The collapse of chains with different architectures

Abstract

The equilibrium properties and the Rouse–Zimm dynamics of polymer molecules with any architecture at temperatures T≤Θ, are treated using a bead-and-spring coarse-grained description. The collapsed globule model is adopted, whereby essentially all atoms are at the same mean-square distance 〈S2〉 from the center of mass; accordingly, at a given temperature the interatomic free energy is a single-valued function of 〈S2〉 and the self-consistent free-energy minimization is greatly simplified, in the Gaussian approximation. We prove that the connectivity matrix B and the bond-vector product matrix M=[〈li⋅lj〉] possess the same eigenvectors; these are the normal modes of the chain conformation. Furthermore, we show that 〈S2〉=N−1at∑kl2α2k/λk, where Nat is the total number of atoms, λk is the general nonzero eigenvalue of B, and l2α2k is the corresponding eigenvalue of M—the expansion ratio of the normal mode.

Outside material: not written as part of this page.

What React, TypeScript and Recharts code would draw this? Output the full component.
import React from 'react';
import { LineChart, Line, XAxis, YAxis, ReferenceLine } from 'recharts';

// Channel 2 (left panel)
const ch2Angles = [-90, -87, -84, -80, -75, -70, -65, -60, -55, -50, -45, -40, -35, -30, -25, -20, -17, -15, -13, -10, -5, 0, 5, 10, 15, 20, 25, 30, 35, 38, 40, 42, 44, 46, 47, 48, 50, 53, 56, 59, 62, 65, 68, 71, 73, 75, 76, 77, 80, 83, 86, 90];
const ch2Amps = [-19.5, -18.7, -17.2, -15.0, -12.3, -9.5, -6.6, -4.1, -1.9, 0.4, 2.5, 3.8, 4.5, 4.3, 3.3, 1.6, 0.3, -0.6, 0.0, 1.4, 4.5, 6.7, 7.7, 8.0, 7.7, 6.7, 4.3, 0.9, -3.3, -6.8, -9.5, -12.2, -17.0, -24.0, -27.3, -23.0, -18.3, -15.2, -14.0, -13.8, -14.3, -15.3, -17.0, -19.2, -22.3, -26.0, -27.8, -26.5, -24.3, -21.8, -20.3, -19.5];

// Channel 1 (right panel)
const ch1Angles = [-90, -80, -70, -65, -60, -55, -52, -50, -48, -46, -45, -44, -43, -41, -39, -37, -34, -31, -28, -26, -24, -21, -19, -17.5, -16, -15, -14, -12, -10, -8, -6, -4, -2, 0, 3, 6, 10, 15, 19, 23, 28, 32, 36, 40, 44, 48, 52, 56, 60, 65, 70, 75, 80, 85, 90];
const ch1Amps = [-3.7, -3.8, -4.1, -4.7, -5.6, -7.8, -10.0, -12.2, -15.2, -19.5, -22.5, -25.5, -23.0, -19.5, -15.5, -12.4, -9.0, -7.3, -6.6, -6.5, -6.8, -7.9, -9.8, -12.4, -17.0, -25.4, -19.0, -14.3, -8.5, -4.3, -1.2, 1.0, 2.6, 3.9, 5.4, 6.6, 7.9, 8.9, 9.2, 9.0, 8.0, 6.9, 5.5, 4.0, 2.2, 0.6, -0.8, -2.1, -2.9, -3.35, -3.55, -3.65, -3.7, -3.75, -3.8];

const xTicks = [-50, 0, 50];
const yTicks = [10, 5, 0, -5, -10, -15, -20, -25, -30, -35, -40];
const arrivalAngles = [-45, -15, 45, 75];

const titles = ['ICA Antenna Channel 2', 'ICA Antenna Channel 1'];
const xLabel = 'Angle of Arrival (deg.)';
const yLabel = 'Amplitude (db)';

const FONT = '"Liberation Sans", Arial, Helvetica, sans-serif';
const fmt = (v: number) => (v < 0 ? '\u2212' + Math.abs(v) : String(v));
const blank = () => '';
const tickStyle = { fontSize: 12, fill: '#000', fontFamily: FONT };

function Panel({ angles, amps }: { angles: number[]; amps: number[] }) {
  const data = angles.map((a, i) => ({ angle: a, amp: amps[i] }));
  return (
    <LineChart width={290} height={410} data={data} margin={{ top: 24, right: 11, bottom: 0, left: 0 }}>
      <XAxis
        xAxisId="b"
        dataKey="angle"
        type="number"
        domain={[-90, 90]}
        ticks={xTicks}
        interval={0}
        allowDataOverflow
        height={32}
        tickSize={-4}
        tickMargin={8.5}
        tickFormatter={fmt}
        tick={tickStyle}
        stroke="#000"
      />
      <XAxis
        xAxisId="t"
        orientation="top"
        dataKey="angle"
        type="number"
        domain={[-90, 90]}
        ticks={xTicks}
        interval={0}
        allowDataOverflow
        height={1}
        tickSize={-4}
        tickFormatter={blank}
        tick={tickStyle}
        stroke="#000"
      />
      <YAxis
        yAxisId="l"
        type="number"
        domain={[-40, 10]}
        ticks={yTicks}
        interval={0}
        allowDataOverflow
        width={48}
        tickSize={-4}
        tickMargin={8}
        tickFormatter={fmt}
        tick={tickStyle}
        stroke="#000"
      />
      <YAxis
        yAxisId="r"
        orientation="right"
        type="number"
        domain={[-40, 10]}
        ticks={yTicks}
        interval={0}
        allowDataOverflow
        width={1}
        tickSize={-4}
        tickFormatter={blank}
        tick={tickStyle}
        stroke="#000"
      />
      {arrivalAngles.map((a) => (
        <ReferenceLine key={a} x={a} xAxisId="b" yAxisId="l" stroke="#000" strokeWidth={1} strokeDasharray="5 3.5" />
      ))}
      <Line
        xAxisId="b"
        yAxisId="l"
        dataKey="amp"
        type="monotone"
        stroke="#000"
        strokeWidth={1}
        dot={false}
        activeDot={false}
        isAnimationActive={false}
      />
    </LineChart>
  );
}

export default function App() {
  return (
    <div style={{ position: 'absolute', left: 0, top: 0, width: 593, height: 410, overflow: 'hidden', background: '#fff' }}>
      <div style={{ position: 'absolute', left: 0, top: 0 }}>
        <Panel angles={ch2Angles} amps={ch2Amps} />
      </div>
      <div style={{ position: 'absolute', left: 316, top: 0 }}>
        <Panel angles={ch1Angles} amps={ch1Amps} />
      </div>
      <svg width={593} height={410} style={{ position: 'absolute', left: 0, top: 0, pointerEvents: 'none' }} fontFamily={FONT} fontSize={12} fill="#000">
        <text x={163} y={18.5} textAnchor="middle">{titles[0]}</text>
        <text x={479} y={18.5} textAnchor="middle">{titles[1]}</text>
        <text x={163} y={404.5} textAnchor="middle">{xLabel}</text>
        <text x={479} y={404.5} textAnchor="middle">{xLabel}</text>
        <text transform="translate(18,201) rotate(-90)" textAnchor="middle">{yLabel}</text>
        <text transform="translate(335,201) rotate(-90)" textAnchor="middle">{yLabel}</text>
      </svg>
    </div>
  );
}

Finally, we prove that in the free-draining limit the normal mode relaxation times are proportional to l2α2k/λk. Defining αS=√〈S2〉/〈S2〉ph as the overall strain ratio with respect to the phantom state, the plots of αS vs the reduced temperature τ=(T−Θ)/T≤0 indicate that polymers with more compact architectures display a prompter contraction for small ‖τ‖’s, although tending to larger αS’s at strong undercoolings, where the average density (∝Nat⋅〈S2〉−3/2) is about the same for all architectures. Concerning the dynamical behavior, at sufficiently large ‖τ‖’s the longest relaxation times reach a typical plateau, as already found for the linear chain.